_Directions for this task_.
Copy all of the material exactly. Pictures are not to appear in the copy.

===== Data extract

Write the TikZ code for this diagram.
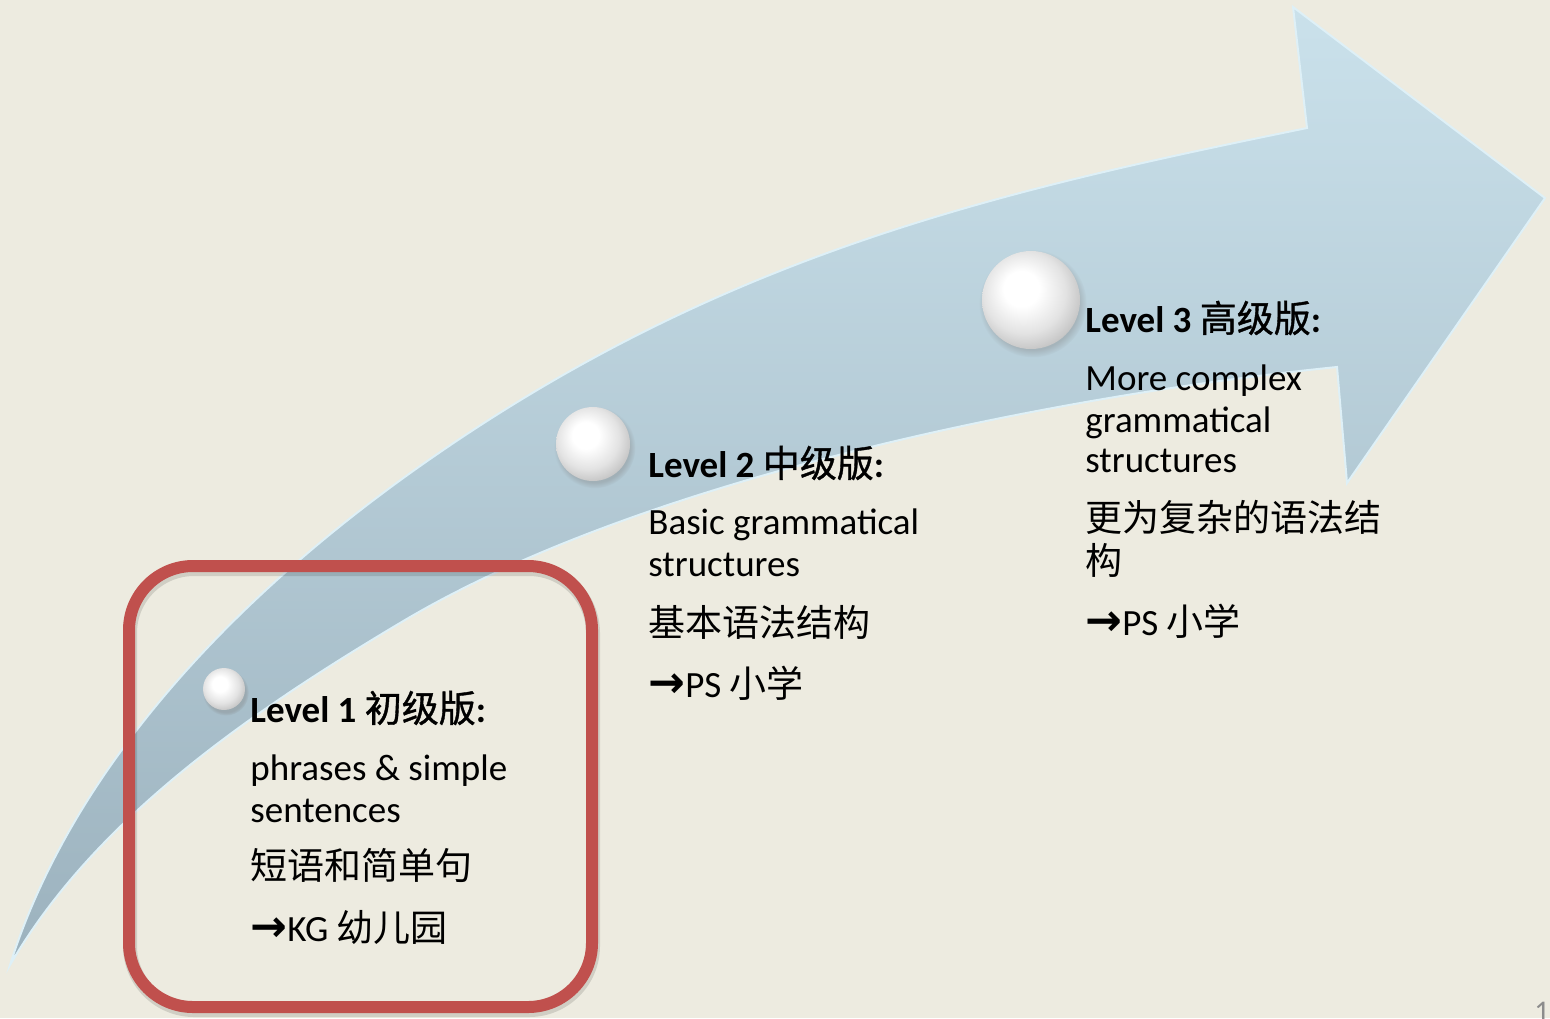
\documentclass[tikz,border=0pt]{standalone}
\usepackage{fontspec}
\setmainfont{Carlito}
\newfontfamily\cjk{Noto Sans CJK SC}
\newfontfamily\cjkh[FakeBold=1]{Noto Sans CJK SC}
\newfontfamily\symf{DejaVu Sans}
\usetikzlibrary{shadows}
\definecolor{bgc}{RGB}{237,235,224}
\definecolor{arrtop}{RGB}{202,225,235}
\definecolor{arrbot}{RGB}{156,178,190}
\definecolor{arredge}{RGB}{222,240,247}
\definecolor{boxred}{RGB}{192,80,77}
\pgfdeclareradialshading{pearl}{\pgfpoint{-6bp}{7bp}}{color(0bp)=(white); color(9bp)=(white); color(21bp)=(white!89!black); color(31bp)=(white!74!black); color(50bp)=(white!74!black)}
\newcommand{\bigarrow}{{\symf\bfseries\fontsize{22}{21}\selectfont →}}
\tikzset{
  lvl/.style={anchor=base west, inner sep=0pt, font=\fontsize{18.5}{21}\selectfont, text=black},
  lvlhead/.style={lvl, font=\fontsize{18.5}{21}\selectfont\bfseries},
  pearlball/.style={circle, inner sep=0pt, draw=none, shade, shading=pearl,
    circular drop shadow={shadow xshift=0.8pt, shadow yshift=-1.6pt, opacity=0.35}},
  redbox/.style={rectangle, draw=boxred, line width=6pt, rounded corners=32pt, inner sep=0pt},
  arrowbody/.style={top color=arrtop, bottom color=arrbot, draw=arredge, line width=1pt},
  pagenum/.style={anchor=base west, inner sep=0pt, text=black!45, font=\fontsize{15}{15}\selectfont}
}
\begin{document}
\begin{tikzpicture}[x=0.5pt,y=-0.5pt]
\useasboundingbox (0,0) rectangle (1550,1018);
\fill[bgc] (0,0) rectangle (1550,1018);
% curved arrow
\shade[arrowbody]
  (10,965) .. controls (95,818) and (254,710) .. (400,623)
  .. controls (640,479) and (1050,396) .. (1337,367)
  -- (1347,483) -- (1545,198) -- (1293,7) -- (1307,128)
  .. controls (1003,190) and (729,252) .. (433,457)
  .. controls (252,582) and (76,756) .. (10,965)
  -- cycle;
% red frame
\draw[black, opacity=0.12, line width=7pt, rounded corners=32pt] (130,569) rectangle (593,1010);
\node[redbox, minimum width=231.5pt, minimum height=220.5pt] (box1) at (360.5,786.5) {};
% pearls
\node[pearlball, minimum size=21pt] (s1) at (224,689) {};
\node[pearlball, minimum size=37pt] (s2) at (593,444) {};
\node[pearlball, minimum size=49pt] (s3) at (1031,300) {};
% level 1
\node[lvlhead] (l1h) at (250,722) {Level 1 {\mdseries\cjkh 初级版}:};
\node[lvl] (l1a) at (250,780) {phrases \& simple};
\node[lvl] (l1b) at (250,822) {sentences};
\node[lvl] (l1c) at (250,879) {\cjk 短语和简单句};
\node[lvl] (l1d) at (250,941) {\bigarrow KG {\cjk 幼儿园}};
% level 2
\node[lvlhead] (l2h) at (648,477) {Level 2 {\mdseries\cjkh 中级版}:};
\node[lvl] (l2a) at (648,534) {Basic grammatical};
\node[lvl] (l2b) at (648,576) {structures};
\node[lvl] (l2c) at (648,636) {\cjk 基本语法结构};
\node[lvl] (l2d) at (648,697) {\bigarrow PS {\cjk 小学}};
% level 3
\node[lvlhead] (l3h) at (1085,332) {Level 3 {\mdseries\cjkh 高级版}:};
\node[lvl] (l3a) at (1085,390) {More complex};
\node[lvl] (l3b) at (1085,432) {grammatical};
\node[lvl] (l3c) at (1085,472) {structures};
\node[lvl] (l3d) at (1085,531) {\cjk 更为复杂的语法结};
\node[lvl] (l3e) at (1085,574) {\cjk 构};
\node[lvl] (l3f) at (1085,635) {\bigarrow PS {\cjk 小学}};
% page number (cut off at the lower edge, as in the slide)
\node[pagenum] (pg) at (1534,1021) {1};
\end{tikzpicture}
\end{document}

==========

_Finished task_.
Write the TikZ code for this diagram.
\documentclass[tikz,border=0pt]{standalone}
\usepackage{fontspec}
\setmainfont{Carlito}
\newfontfamily\cjk{Noto Sans CJK SC}
\newfontfamily\cjkh[FakeBold=1]{Noto Sans CJK SC}
\newfontfamily\symf{DejaVu Sans}
\usetikzlibrary{shadows}
\definecolor{bgc}{RGB}{237,235,224}
\definecolor{arrtop}{RGB}{202,225,235}
\definecolor{arrbot}{RGB}{156,178,190}
\definecolor{arredge}{RGB}{222,240,247}
\definecolor{boxred}{RGB}{192,80,77}
\pgfdeclareradialshading{pearl}{\pgfpoint{-6bp}{7bp}}{color(0bp)=(white); color(9bp)=(white); color(21bp)=(white!89!black); color(31bp)=(white!74!black); color(50bp)=(white!74!black)}
\newcommand{\bigarrow}{{\symf\bfseries\fontsize{22}{21}\selectfont →}}
\tikzset{
  lvl/.style={anchor=base west, inner sep=0pt, font=\fontsize{18.5}{21}\selectfont, text=black},
  lvlhead/.style={lvl, font=\fontsize{18.5}{21}\selectfont\bfseries},
  pearlball/.style={circle, inner sep=0pt, draw=none, shade, shading=pearl,
    circular drop shadow={shadow xshift=0.8pt, shadow yshift=-1.6pt, opacity=0.35}},
  redbox/.style={rectangle, draw=boxred, line width=6pt, rounded corners=32pt, inner sep=0pt},
  arrowbody/.style={top color=arrtop, bottom color=arrbot, draw=arredge, line width=1pt},
  pagenum/.style={anchor=base west, inner sep=0pt, text=black!45, font=\fontsize{15}{15}\selectfont}
}
\begin{document}
\begin{tikzpicture}[x=0.5pt,y=-0.5pt]
\useasboundingbox (0,0) rectangle (1550,1018);
\fill[bgc] (0,0) rectangle (1550,1018);
% curved arrow
\shade[arrowbody]
  (10,965) .. controls (95,818) and (254,710) .. (400,623)
  .. controls (640,479) and (1050,396) .. (1337,367)
  -- (1347,483) -- (1545,198) -- (1293,7) -- (1307,128)
  .. controls (1003,190) and (729,252) .. (433,457)
  .. controls (252,582) and (76,756) .. (10,965)
  -- cycle;
% red frame
\draw[black, opacity=0.12, line width=7pt, rounded corners=32pt] (130,569) rectangle (593,1010);
\node[redbox, minimum width=231.5pt, minimum height=220.5pt] (box1) at (360.5,786.5) {};
% pearls
\node[pearlball, minimum size=21pt] (s1) at (224,689) {};
\node[pearlball, minimum size=37pt] (s2) at (593,444) {};
\node[pearlball, minimum size=49pt] (s3) at (1031,300) {};
% level 1
\node[lvlhead] (l1h) at (250,722) {Level 1 {\mdseries\cjkh 初级版}:};
\node[lvl] (l1a) at (250,780) {phrases \& simple};
\node[lvl] (l1b) at (250,822) {sentences};
\node[lvl] (l1c) at (250,879) {\cjk 短语和简单句};
\node[lvl] (l1d) at (250,941) {\bigarrow KG {\cjk 幼儿园}};
% level 2
\node[lvlhead] (l2h) at (648,477) {Level 2 {\mdseries\cjkh 中级版}:};
\node[lvl] (l2a) at (648,534) {Basic grammatical};
\node[lvl] (l2b) at (648,576) {structures};
\node[lvl] (l2c) at (648,636) {\cjk 基本语法结构};
\node[lvl] (l2d) at (648,697) {\bigarrow PS {\cjk 小学}};
% level 3
\node[lvlhead] (l3h) at (1085,332) {Level 3 {\mdseries\cjkh 高级版}:};
\node[lvl] (l3a) at (1085,390) {More complex};
\node[lvl] (l3b) at (1085,432) {grammatical};
\node[lvl] (l3c) at (1085,472) {structures};
\node[lvl] (l3d) at (1085,531) {\cjk 更为复杂的语法结};
\node[lvl] (l3e) at (1085,574) {\cjk 构};
\node[lvl] (l3f) at (1085,635) {\bigarrow PS {\cjk 小学}};
% page number (cut off at the lower edge, as in the slide)
\node[pagenum] (pg) at (1534,1021) {1};
\end{tikzpicture}
\end{document}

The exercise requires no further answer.